**DATASET CONTENT**

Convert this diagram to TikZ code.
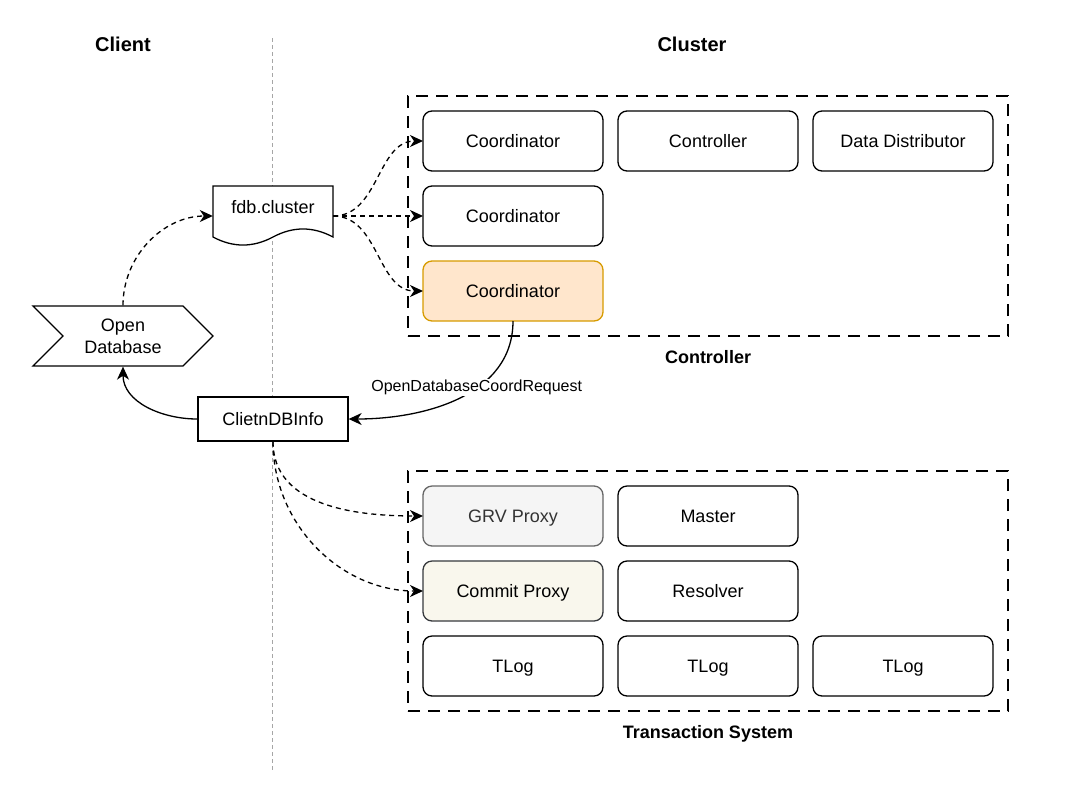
\documentclass[tikz,border=0pt]{standalone}
\usepackage{fontspec}
\setmainfont{Liberation Sans}
\usetikzlibrary{fit}
\usetikzlibrary{positioning}
\usetikzlibrary{shapes.symbols}
\usetikzlibrary{arrows.meta}
\definecolor{hotFill}{HTML}{FFE6CC}
\definecolor{hotLine}{HTML}{D79B00}
\definecolor{grvFill}{HTML}{F5F5F5}
\definecolor{grvLine}{HTML}{666666}
\definecolor{grvText}{HTML}{333333}
\definecolor{commitFill}{HTML}{F9F7ED}
\definecolor{commitLine}{HTML}{36393D}
\definecolor{splitLine}{HTML}{A6A6A6}
\tikzstyle{role} = [draw, line width=1.3pt, rounded corners=9pt, outer sep=0pt, minimum width=180pt, minimum height=60pt, text height=13pt, text depth=1pt, font=\fontsize{18}{22}\selectfont]
\tikzstyle{hot} = [fill=hotFill, draw=hotLine]
\tikzstyle{grv} = [fill=grvFill, draw=grvLine, text=grvText]
\tikzstyle{commit} = [fill=commitFill, draw=commitLine]
\tikzstyle{plain} = [draw, fill=white, line width=1.3pt, minimum width=150pt, minimum height=44pt, font=\fontsize{18}{22}\selectfont]
\tikzstyle{launch} = [draw, fill=white, line width=1.3pt, signal, signal to=east, signal from=west, signal pointer angle=90, minimum width=180pt, minimum height=60pt, inner sep=0pt, align=center, font=\fontsize{18}{22}\selectfont]
\tikzstyle{doc} = [minimum width=120pt, minimum height=60pt, inner sep=0pt, text height=13pt, text depth=18pt, font=\fontsize{18}{22}\selectfont]
\tikzstyle{group} = [draw, line width=1.3pt, dash pattern=on 12pt off 8pt, inner sep=15pt, outer sep=0pt]
\tikzstyle{title} = [font=\bfseries\fontsize{20}{24}\selectfont]
\tikzstyle{caption} = [font=\bfseries\fontsize{18}{22}\selectfont, text height=13pt, text depth=4pt]
\tikzstyle{split} = [draw=splitLine, line width=1pt, dash pattern=on 4pt off 3pt]
\tikzstyle{flow} = [draw, line width=1.3pt, -{Stealth[length=13pt, width=12pt, inset=4pt]}]
\tikzstyle{call} = [flow, dash pattern=on 5pt off 4pt]

\begin{document}
\begin{tikzpicture}[x=1pt, y=-1pt]
	\useasboundingbox (0,0) rectangle (1083,785);
	
	% client | cluster split
	\coordinate (splitTop) at (272,38);
	\coordinate (splitBottom) at (272,772);
	\path[split] (splitTop) -- (splitBottom);
	\node[title] (clientTitle) at (123,44) {Client};
	\node[title] (clusterTitle) at (692,44) {Cluster};
	
	\node[role] (coord1) at (513,141) {Coordinator};
	\node[role, right = 15pt of coord1] (controller) {Controller};
	\node[role, right = 15pt of controller] (distributor) {Data Distributor};
	\node[role, below = 15pt of coord1] (coord2) {Coordinator};
	\node[role, hot, below = 15pt of coord2] (coord3) {Coordinator};
	\node[group, fit = (coord1) (distributor) (coord3)] (controllerBox) {};
	\node[caption, below = 10.5pt of controllerBox] (controllerCaption) {Controller};
	
	\node[role, grv] (grvProxy) at (513,516) {GRV Proxy};
	\node[role, right = 15pt of grvProxy] (master) {Master};
	\node[role, commit, below = 15pt of grvProxy] (commitProxy) {Commit Proxy};
	\node[role, right = 15pt of commitProxy] (resolver) {Resolver};
	\node[role, below = 15pt of commitProxy] (tlog1) {TLog};
	\node[role, right = 15pt of tlog1] (tlog2) {TLog};
	\node[role, right = 15pt of tlog2] (tlog3) {TLog};
	\node[group, fit = (grvProxy) (tlog3)] (txnBox) {};
	\node[caption, below = 10.5pt of txnBox] (txnCaption) {Transaction System};
	
	% document outline of fdb.cluster
	\filldraw[fill=white, line width=1.3pt] (213,186) -- (333,186) -- (333,237)
		.. controls (313,226.3) and (293,226.3) .. (273,237)
		.. controls (253,247.7) and (233,247.7) .. (213,237) -- cycle;
	\node[doc] (fdb) at (273,216) {fdb.cluster};
	\node[launch] (openDb) at (123,336) {Open\\Database};
	\node[plain] (dbInfo) at (273,419) {ClietnDBInfo};
	
	\path[call] (openDb.north) to[out=90, in=180] (fdb.west);
	\path[call] (fdb.east) to[out=0, in=180] (coord1.west);
	\path[call] (fdb.east) -- (coord2.west);
	\path[call] (fdb.east) to[out=0, in=180] (coord3.west);
	\path[flow] (coord3.south) to[out=-90, in=0] node[pos=0.4, fill=white, inner sep=1pt, font=\fontsize{16}{19}\selectfont] {OpenDatabaseCoordRequest} (dbInfo.east);
	\path[flow] (dbInfo.west) to[out=180, in=-90] (openDb.south);
	\path[call] (dbInfo.south) to[out=-90, in=180] (grvProxy.west);
	\path[call] (dbInfo.south) to[out=-90, in=180] (commitProxy.west);
\end{tikzpicture}
\end{document}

**WHAT IS ASKED**
Omit the pictures, then repeat exactly each line from the beginning of the listing through the line with "(0,0) rectangle (1083,785);".

**RESPONSE TO THIS EXERCISE**
Convert this diagram to TikZ code.
\documentclass[tikz,border=0pt]{standalone}
\usepackage{fontspec}
\setmainfont{Liberation Sans}
\usetikzlibrary{fit}
\usetikzlibrary{positioning}
\usetikzlibrary{shapes.symbols}
\usetikzlibrary{arrows.meta}
\definecolor{hotFill}{HTML}{FFE6CC}
\definecolor{hotLine}{HTML}{D79B00}
\definecolor{grvFill}{HTML}{F5F5F5}
\definecolor{grvLine}{HTML}{666666}
\definecolor{grvText}{HTML}{333333}
\definecolor{commitFill}{HTML}{F9F7ED}
\definecolor{commitLine}{HTML}{36393D}
\definecolor{splitLine}{HTML}{A6A6A6}
\tikzstyle{role} = [draw, line width=1.3pt, rounded corners=9pt, outer sep=0pt, minimum width=180pt, minimum height=60pt, text height=13pt, text depth=1pt, font=\fontsize{18}{22}\selectfont]
\tikzstyle{hot} = [fill=hotFill, draw=hotLine]
\tikzstyle{grv} = [fill=grvFill, draw=grvLine, text=grvText]
\tikzstyle{commit} = [fill=commitFill, draw=commitLine]
\tikzstyle{plain} = [draw, fill=white, line width=1.3pt, minimum width=150pt, minimum height=44pt, font=\fontsize{18}{22}\selectfont]
\tikzstyle{launch} = [draw, fill=white, line width=1.3pt, signal, signal to=east, signal from=west, signal pointer angle=90, minimum width=180pt, minimum height=60pt, inner sep=0pt, align=center, font=\fontsize{18}{22}\selectfont]
\tikzstyle{doc} = [minimum width=120pt, minimum height=60pt, inner sep=0pt, text height=13pt, text depth=18pt, font=\fontsize{18}{22}\selectfont]
\tikzstyle{group} = [draw, line width=1.3pt, dash pattern=on 12pt off 8pt, inner sep=15pt, outer sep=0pt]
\tikzstyle{title} = [font=\bfseries\fontsize{20}{24}\selectfont]
\tikzstyle{caption} = [font=\bfseries\fontsize{18}{22}\selectfont, text height=13pt, text depth=4pt]
\tikzstyle{split} = [draw=splitLine, line width=1pt, dash pattern=on 4pt off 3pt]
\tikzstyle{flow} = [draw, line width=1.3pt, -{Stealth[length=13pt, width=12pt, inset=4pt]}]
\tikzstyle{call} = [flow, dash pattern=on 5pt off 4pt]

\begin{document}
\begin{tikzpicture}[x=1pt, y=-1pt]
	\useasboundingbox (0,0) rectangle (1083,785);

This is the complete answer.